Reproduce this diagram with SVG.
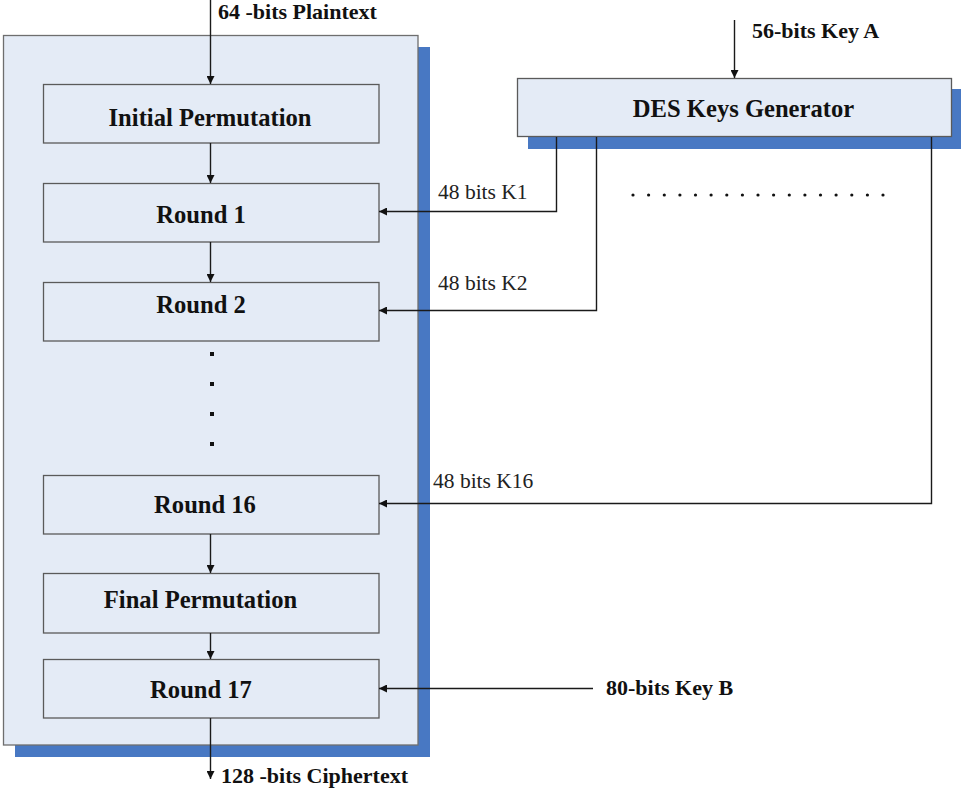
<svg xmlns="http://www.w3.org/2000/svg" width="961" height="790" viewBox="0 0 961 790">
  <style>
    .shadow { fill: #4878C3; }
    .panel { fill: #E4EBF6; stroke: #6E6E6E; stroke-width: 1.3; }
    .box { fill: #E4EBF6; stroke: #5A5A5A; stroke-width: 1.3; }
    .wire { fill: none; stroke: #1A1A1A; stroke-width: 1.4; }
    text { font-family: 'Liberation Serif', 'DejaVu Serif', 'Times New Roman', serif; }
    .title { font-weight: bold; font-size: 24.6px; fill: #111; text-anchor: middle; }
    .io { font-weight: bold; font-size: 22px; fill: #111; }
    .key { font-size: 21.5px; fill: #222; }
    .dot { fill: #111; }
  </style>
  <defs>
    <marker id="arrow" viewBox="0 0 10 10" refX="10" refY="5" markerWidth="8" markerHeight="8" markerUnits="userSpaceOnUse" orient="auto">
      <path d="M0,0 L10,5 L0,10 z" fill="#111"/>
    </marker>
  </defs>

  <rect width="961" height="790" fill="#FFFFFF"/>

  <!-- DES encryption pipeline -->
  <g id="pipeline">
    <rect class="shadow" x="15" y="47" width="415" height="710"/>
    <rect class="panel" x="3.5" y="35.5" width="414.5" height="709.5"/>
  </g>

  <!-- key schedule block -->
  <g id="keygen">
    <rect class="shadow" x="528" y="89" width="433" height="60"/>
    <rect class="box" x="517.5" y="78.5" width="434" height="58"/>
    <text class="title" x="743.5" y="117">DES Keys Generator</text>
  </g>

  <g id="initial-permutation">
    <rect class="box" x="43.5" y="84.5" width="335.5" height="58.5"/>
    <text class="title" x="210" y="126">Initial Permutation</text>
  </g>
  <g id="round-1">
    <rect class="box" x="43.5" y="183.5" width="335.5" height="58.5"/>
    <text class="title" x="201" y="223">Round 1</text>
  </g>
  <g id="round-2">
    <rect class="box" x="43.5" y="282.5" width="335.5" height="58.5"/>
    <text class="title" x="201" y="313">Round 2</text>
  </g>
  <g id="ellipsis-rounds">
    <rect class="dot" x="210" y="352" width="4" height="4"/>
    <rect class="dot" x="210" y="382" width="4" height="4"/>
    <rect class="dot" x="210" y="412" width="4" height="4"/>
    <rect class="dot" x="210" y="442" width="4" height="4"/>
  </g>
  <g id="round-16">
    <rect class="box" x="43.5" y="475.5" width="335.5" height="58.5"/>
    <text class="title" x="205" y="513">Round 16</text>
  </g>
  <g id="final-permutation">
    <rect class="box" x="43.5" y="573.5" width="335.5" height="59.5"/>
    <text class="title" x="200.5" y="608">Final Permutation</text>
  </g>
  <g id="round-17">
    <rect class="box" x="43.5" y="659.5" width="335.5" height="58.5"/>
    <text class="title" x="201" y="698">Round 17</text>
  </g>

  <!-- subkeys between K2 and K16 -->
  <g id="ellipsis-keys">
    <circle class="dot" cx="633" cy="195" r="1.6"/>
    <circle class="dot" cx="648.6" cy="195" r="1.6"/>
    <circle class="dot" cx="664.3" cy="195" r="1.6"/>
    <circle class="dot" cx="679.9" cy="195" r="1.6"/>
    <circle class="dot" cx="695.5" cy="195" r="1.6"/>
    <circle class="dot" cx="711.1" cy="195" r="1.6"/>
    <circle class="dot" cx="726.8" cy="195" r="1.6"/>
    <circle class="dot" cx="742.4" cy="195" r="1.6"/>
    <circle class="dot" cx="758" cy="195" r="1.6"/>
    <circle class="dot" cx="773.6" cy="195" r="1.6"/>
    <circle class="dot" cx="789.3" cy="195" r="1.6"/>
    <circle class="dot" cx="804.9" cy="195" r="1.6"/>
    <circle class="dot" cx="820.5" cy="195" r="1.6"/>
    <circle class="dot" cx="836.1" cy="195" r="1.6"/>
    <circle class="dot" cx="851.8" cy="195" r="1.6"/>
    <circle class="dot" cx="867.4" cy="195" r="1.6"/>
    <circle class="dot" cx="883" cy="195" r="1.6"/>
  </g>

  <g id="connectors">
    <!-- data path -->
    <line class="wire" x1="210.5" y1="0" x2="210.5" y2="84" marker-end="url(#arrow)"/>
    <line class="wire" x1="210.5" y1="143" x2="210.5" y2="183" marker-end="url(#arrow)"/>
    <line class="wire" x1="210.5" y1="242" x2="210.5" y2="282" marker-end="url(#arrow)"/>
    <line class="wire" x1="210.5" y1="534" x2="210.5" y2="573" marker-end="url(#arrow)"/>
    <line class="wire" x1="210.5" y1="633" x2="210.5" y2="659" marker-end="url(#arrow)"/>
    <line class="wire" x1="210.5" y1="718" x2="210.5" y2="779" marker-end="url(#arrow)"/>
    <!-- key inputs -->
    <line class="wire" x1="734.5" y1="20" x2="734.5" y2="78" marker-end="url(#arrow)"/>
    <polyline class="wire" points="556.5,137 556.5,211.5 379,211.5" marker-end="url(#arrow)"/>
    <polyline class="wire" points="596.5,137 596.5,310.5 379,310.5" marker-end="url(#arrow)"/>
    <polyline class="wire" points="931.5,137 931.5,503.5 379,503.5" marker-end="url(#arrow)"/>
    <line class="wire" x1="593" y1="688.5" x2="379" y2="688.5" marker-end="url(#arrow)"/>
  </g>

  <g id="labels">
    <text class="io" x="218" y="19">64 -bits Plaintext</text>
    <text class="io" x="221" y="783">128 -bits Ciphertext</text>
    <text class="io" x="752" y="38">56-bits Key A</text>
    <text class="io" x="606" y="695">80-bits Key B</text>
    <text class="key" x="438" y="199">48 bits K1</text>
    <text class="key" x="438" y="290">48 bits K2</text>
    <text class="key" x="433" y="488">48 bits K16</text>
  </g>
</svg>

++++++++

In your copy of the listing above, reproduce each line exactly and omit all pictures.

> [Answer to this problem]
Reproduce this diagram with SVG.
<svg xmlns="http://www.w3.org/2000/svg" width="961" height="790" viewBox="0 0 961 790">
  <style>
    .shadow { fill: #4878C3; }
    .panel { fill: #E4EBF6; stroke: #6E6E6E; stroke-width: 1.3; }
    .box { fill: #E4EBF6; stroke: #5A5A5A; stroke-width: 1.3; }
    .wire { fill: none; stroke: #1A1A1A; stroke-width: 1.4; }
    text { font-family: 'Liberation Serif', 'DejaVu Serif', 'Times New Roman', serif; }
    .title { font-weight: bold; font-size: 24.6px; fill: #111; text-anchor: middle; }
    .io { font-weight: bold; font-size: 22px; fill: #111; }
    .key { font-size: 21.5px; fill: #222; }
    .dot { fill: #111; }
  </style>
  <defs>
    <marker id="arrow" viewBox="0 0 10 10" refX="10" refY="5" markerWidth="8" markerHeight="8" markerUnits="userSpaceOnUse" orient="auto">
      <path d="M0,0 L10,5 L0,10 z" fill="#111"/>
    </marker>
  </defs>

  <rect width="961" height="790" fill="#FFFFFF"/>

  <!-- DES encryption pipeline -->
  <g id="pipeline">
    <rect class="shadow" x="15" y="47" width="415" height="710"/>
    <rect class="panel" x="3.5" y="35.5" width="414.5" height="709.5"/>
  </g>

  <!-- key schedule block -->
  <g id="keygen">
    <rect class="shadow" x="528" y="89" width="433" height="60"/>
    <rect class="box" x="517.5" y="78.5" width="434" height="58"/>
    <text class="title" x="743.5" y="117">DES Keys Generator</text>
  </g>

  <g id="initial-permutation">
    <rect class="box" x="43.5" y="84.5" width="335.5" height="58.5"/>
    <text class="title" x="210" y="126">Initial Permutation</text>
  </g>
  <g id="round-1">
    <rect class="box" x="43.5" y="183.5" width="335.5" height="58.5"/>
    <text class="title" x="201" y="223">Round 1</text>
  </g>
  <g id="round-2">
    <rect class="box" x="43.5" y="282.5" width="335.5" height="58.5"/>
    <text class="title" x="201" y="313">Round 2</text>
  </g>
  <g id="ellipsis-rounds">
    <rect class="dot" x="210" y="352" width="4" height="4"/>
    <rect class="dot" x="210" y="382" width="4" height="4"/>
    <rect class="dot" x="210" y="412" width="4" height="4"/>
    <rect class="dot" x="210" y="442" width="4" height="4"/>
  </g>
  <g id="round-16">
    <rect class="box" x="43.5" y="475.5" width="335.5" height="58.5"/>
    <text class="title" x="205" y="513">Round 16</text>
  </g>
  <g id="final-permutation">
    <rect class="box" x="43.5" y="573.5" width="335.5" height="59.5"/>
    <text class="title" x="200.5" y="608">Final Permutation</text>
  </g>
  <g id="round-17">
    <rect class="box" x="43.5" y="659.5" width="335.5" height="58.5"/>
    <text class="title" x="201" y="698">Round 17</text>
  </g>

  <!-- subkeys between K2 and K16 -->
  <g id="ellipsis-keys">
    <circle class="dot" cx="633" cy="195" r="1.6"/>
    <circle class="dot" cx="648.6" cy="195" r="1.6"/>
    <circle class="dot" cx="664.3" cy="195" r="1.6"/>
    <circle class="dot" cx="679.9" cy="195" r="1.6"/>
    <circle class="dot" cx="695.5" cy="195" r="1.6"/>
    <circle class="dot" cx="711.1" cy="195" r="1.6"/>
    <circle class="dot" cx="726.8" cy="195" r="1.6"/>
    <circle class="dot" cx="742.4" cy="195" r="1.6"/>
    <circle class="dot" cx="758" cy="195" r="1.6"/>
    <circle class="dot" cx="773.6" cy="195" r="1.6"/>
    <circle class="dot" cx="789.3" cy="195" r="1.6"/>
    <circle class="dot" cx="804.9" cy="195" r="1.6"/>
    <circle class="dot" cx="820.5" cy="195" r="1.6"/>
    <circle class="dot" cx="836.1" cy="195" r="1.6"/>
    <circle class="dot" cx="851.8" cy="195" r="1.6"/>
    <circle class="dot" cx="867.4" cy="195" r="1.6"/>
    <circle class="dot" cx="883" cy="195" r="1.6"/>
  </g>

  <g id="connectors">
    <!-- data path -->
    <line class="wire" x1="210.5" y1="0" x2="210.5" y2="84" marker-end="url(#arrow)"/>
    <line class="wire" x1="210.5" y1="143" x2="210.5" y2="183" marker-end="url(#arrow)"/>
    <line class="wire" x1="210.5" y1="242" x2="210.5" y2="282" marker-end="url(#arrow)"/>
    <line class="wire" x1="210.5" y1="534" x2="210.5" y2="573" marker-end="url(#arrow)"/>
    <line class="wire" x1="210.5" y1="633" x2="210.5" y2="659" marker-end="url(#arrow)"/>
    <line class="wire" x1="210.5" y1="718" x2="210.5" y2="779" marker-end="url(#arrow)"/>
    <!-- key inputs -->
    <line class="wire" x1="734.5" y1="20" x2="734.5" y2="78" marker-end="url(#arrow)"/>
    <polyline class="wire" points="556.5,137 556.5,211.5 379,211.5" marker-end="url(#arrow)"/>
    <polyline class="wire" points="596.5,137 596.5,310.5 379,310.5" marker-end="url(#arrow)"/>
    <polyline class="wire" points="931.5,137 931.5,503.5 379,503.5" marker-end="url(#arrow)"/>
    <line class="wire" x1="593" y1="688.5" x2="379" y2="688.5" marker-end="url(#arrow)"/>
  </g>

  <g id="labels">
    <text class="io" x="218" y="19">64 -bits Plaintext</text>
    <text class="io" x="221" y="783">128 -bits Ciphertext</text>
    <text class="io" x="752" y="38">56-bits Key A</text>
    <text class="io" x="606" y="695">80-bits Key B</text>
    <text class="key" x="438" y="199">48 bits K1</text>
    <text class="key" x="438" y="290">48 bits K2</text>
    <text class="key" x="433" y="488">48 bits K16</text>
  </g>
</svg>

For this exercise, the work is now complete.